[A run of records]
- - - - - - -
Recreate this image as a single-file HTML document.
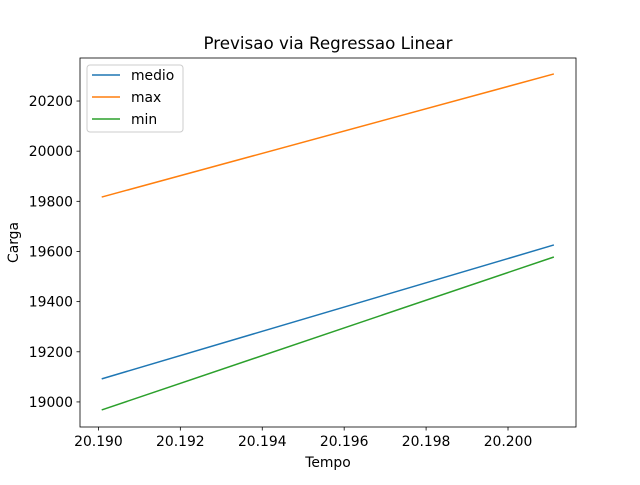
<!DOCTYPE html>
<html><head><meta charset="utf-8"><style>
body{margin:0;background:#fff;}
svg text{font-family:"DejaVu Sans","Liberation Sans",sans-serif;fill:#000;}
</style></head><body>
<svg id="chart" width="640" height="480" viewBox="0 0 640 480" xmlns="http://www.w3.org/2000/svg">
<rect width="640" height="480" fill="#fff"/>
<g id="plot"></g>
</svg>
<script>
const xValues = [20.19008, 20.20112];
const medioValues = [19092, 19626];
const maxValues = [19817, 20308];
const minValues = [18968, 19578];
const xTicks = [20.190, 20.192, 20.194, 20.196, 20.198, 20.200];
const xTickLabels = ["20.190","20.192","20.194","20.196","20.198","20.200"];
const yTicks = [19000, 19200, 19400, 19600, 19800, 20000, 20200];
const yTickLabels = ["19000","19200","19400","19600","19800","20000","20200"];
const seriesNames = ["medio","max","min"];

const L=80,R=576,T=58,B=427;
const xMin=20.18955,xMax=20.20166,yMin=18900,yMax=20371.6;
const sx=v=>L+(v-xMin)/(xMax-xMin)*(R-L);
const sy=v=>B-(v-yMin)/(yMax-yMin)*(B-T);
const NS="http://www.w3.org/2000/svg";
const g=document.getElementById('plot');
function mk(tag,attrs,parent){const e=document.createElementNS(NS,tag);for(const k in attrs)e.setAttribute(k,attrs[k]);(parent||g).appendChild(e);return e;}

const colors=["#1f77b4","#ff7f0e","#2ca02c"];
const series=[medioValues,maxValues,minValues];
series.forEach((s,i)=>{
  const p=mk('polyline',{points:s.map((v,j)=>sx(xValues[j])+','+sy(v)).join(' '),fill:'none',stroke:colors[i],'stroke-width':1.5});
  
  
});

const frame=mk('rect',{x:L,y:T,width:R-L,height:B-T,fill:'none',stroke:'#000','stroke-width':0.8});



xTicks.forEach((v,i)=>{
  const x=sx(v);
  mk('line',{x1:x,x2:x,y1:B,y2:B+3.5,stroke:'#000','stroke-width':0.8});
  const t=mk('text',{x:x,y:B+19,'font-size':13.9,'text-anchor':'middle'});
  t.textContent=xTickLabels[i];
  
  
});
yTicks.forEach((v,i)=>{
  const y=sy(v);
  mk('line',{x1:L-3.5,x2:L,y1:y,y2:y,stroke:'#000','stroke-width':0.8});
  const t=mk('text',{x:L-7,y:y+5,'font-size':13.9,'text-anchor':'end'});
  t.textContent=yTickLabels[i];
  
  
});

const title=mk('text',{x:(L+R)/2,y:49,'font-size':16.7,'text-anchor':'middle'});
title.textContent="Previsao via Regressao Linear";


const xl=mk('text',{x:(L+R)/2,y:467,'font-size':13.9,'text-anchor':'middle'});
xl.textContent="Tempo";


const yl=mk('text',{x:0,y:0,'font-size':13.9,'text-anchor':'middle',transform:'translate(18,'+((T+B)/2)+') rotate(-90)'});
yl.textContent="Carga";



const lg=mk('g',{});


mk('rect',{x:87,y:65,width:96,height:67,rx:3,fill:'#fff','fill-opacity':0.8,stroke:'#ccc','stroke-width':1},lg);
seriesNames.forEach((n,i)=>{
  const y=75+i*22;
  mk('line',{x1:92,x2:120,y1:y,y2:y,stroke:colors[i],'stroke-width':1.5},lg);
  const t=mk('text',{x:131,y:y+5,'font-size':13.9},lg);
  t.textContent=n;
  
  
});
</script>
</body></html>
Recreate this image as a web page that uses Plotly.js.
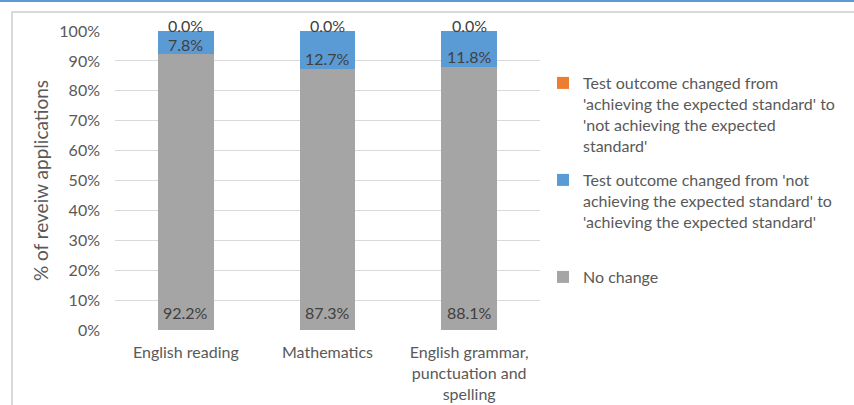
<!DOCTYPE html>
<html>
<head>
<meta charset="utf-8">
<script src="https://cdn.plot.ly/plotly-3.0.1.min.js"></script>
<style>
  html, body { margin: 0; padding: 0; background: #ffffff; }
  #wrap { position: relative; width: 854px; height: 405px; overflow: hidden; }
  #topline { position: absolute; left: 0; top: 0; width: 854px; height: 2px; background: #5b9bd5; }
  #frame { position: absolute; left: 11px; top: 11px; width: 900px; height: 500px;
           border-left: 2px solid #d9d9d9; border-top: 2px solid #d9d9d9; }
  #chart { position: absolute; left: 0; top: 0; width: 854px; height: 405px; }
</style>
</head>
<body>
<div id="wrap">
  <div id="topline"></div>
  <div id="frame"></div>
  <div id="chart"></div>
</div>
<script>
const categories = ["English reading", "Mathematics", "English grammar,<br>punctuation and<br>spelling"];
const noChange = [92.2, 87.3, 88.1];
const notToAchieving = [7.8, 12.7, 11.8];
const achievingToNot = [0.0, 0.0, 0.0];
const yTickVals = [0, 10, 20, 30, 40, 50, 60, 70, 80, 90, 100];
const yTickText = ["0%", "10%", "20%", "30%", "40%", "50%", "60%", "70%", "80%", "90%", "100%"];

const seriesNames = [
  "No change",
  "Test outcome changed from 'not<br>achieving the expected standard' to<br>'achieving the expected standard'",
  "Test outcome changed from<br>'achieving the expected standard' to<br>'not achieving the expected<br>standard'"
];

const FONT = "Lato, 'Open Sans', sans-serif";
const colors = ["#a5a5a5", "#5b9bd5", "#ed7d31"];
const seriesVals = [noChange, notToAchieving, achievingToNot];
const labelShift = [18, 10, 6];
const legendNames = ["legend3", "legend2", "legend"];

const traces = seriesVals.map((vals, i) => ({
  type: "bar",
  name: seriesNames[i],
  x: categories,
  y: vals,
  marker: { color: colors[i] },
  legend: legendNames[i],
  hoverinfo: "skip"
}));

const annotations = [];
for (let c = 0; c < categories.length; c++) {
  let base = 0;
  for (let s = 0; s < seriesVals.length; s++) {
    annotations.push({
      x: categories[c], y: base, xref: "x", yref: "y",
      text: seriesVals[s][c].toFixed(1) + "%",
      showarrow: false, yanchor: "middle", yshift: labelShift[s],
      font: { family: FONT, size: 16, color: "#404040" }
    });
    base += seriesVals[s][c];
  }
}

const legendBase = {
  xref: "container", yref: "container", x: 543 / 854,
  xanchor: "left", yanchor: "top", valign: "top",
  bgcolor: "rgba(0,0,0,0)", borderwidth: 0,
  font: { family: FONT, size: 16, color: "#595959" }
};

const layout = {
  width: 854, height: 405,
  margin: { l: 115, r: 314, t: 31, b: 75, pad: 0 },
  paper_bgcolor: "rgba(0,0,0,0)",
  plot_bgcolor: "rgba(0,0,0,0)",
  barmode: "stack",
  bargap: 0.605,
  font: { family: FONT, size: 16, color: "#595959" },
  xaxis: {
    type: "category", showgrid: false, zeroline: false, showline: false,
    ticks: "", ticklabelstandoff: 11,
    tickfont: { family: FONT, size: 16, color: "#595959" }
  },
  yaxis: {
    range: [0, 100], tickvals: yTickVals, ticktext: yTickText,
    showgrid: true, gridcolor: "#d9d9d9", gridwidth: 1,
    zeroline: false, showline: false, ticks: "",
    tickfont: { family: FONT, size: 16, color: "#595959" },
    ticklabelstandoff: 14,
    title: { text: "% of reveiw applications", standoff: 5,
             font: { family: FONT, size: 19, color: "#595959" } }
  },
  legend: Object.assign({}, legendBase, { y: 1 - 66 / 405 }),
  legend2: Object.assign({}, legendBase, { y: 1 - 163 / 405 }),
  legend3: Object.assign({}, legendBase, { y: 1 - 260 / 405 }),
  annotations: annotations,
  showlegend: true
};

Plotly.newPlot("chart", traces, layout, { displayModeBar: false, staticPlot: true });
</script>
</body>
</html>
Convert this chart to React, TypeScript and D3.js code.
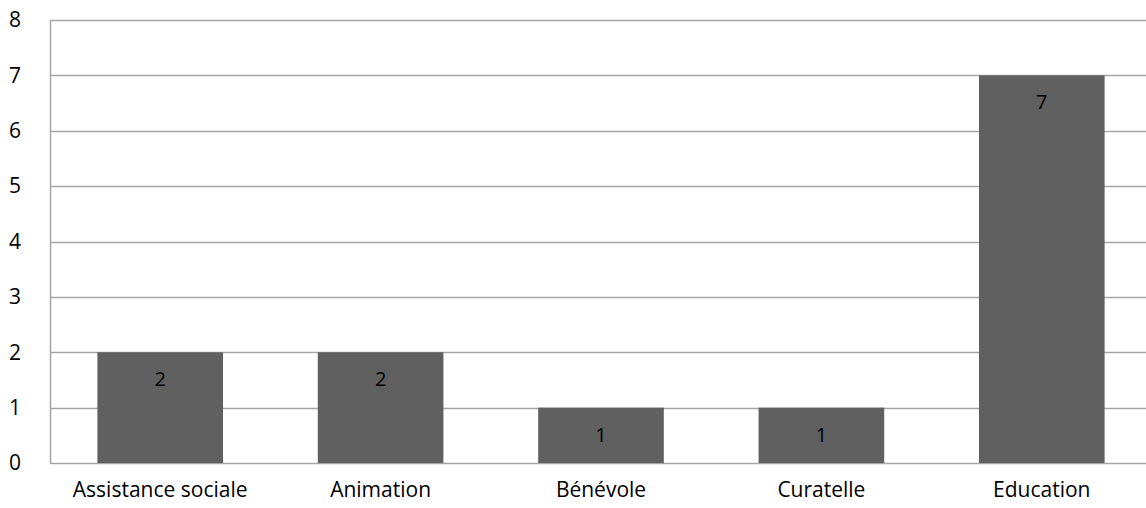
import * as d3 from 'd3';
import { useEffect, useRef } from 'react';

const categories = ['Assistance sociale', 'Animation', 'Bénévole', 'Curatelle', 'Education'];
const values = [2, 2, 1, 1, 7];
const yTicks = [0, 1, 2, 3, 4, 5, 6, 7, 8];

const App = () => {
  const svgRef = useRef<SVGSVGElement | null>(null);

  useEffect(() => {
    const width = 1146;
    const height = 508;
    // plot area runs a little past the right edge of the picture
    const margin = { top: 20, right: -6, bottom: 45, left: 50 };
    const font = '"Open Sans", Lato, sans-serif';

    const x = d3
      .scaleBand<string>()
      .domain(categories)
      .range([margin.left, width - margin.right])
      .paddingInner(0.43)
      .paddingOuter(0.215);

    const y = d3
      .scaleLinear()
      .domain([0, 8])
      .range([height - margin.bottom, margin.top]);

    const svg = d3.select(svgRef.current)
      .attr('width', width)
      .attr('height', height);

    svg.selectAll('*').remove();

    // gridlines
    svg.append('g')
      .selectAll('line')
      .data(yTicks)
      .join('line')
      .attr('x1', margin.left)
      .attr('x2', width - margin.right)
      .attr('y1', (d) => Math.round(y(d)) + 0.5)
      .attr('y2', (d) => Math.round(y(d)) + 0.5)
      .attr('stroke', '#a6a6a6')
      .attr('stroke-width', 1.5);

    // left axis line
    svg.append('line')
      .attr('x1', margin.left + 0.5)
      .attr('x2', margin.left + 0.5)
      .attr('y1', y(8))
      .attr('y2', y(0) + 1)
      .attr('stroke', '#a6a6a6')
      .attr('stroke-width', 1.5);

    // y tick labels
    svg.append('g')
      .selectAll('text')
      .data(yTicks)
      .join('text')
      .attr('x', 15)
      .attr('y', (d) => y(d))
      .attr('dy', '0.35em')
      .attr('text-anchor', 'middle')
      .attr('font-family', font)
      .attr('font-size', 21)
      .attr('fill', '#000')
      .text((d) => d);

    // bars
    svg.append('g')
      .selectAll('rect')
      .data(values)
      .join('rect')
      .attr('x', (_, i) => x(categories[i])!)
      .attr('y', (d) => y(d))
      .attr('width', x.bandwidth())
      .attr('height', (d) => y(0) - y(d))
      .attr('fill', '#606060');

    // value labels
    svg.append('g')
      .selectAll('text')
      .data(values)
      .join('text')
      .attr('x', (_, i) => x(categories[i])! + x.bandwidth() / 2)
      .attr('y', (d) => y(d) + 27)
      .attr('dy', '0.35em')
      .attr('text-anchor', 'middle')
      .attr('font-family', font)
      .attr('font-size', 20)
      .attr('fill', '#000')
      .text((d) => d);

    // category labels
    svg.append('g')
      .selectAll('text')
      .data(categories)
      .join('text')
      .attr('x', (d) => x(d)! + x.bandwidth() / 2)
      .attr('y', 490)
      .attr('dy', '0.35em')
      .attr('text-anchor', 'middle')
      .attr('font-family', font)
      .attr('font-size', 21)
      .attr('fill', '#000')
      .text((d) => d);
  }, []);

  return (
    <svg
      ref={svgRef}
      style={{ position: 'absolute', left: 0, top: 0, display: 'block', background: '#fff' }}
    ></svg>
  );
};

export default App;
- - - - - - -
Give back the exact lines above, running from the one that has "Convert this chart" through the one that has "svg.selectAll('*').remove();", with nothing added and no pictures.

● EXERCISE RESPONSE
Convert this chart to React, TypeScript and D3.js code.
import * as d3 from 'd3';
import { useEffect, useRef } from 'react';

const categories = ['Assistance sociale', 'Animation', 'Bénévole', 'Curatelle', 'Education'];
const values = [2, 2, 1, 1, 7];
const yTicks = [0, 1, 2, 3, 4, 5, 6, 7, 8];

const App = () => {
  const svgRef = useRef<SVGSVGElement | null>(null);

  useEffect(() => {
    const width = 1146;
    const height = 508;
    // plot area runs a little past the right edge of the picture
    const margin = { top: 20, right: -6, bottom: 45, left: 50 };
    const font = '"Open Sans", Lato, sans-serif';

    const x = d3
      .scaleBand<string>()
      .domain(categories)
      .range([margin.left, width - margin.right])
      .paddingInner(0.43)
      .paddingOuter(0.215);

    const y = d3
      .scaleLinear()
      .domain([0, 8])
      .range([height - margin.bottom, margin.top]);

    const svg = d3.select(svgRef.current)
      .attr('width', width)
      .attr('height', height);

    svg.selectAll('*').remove();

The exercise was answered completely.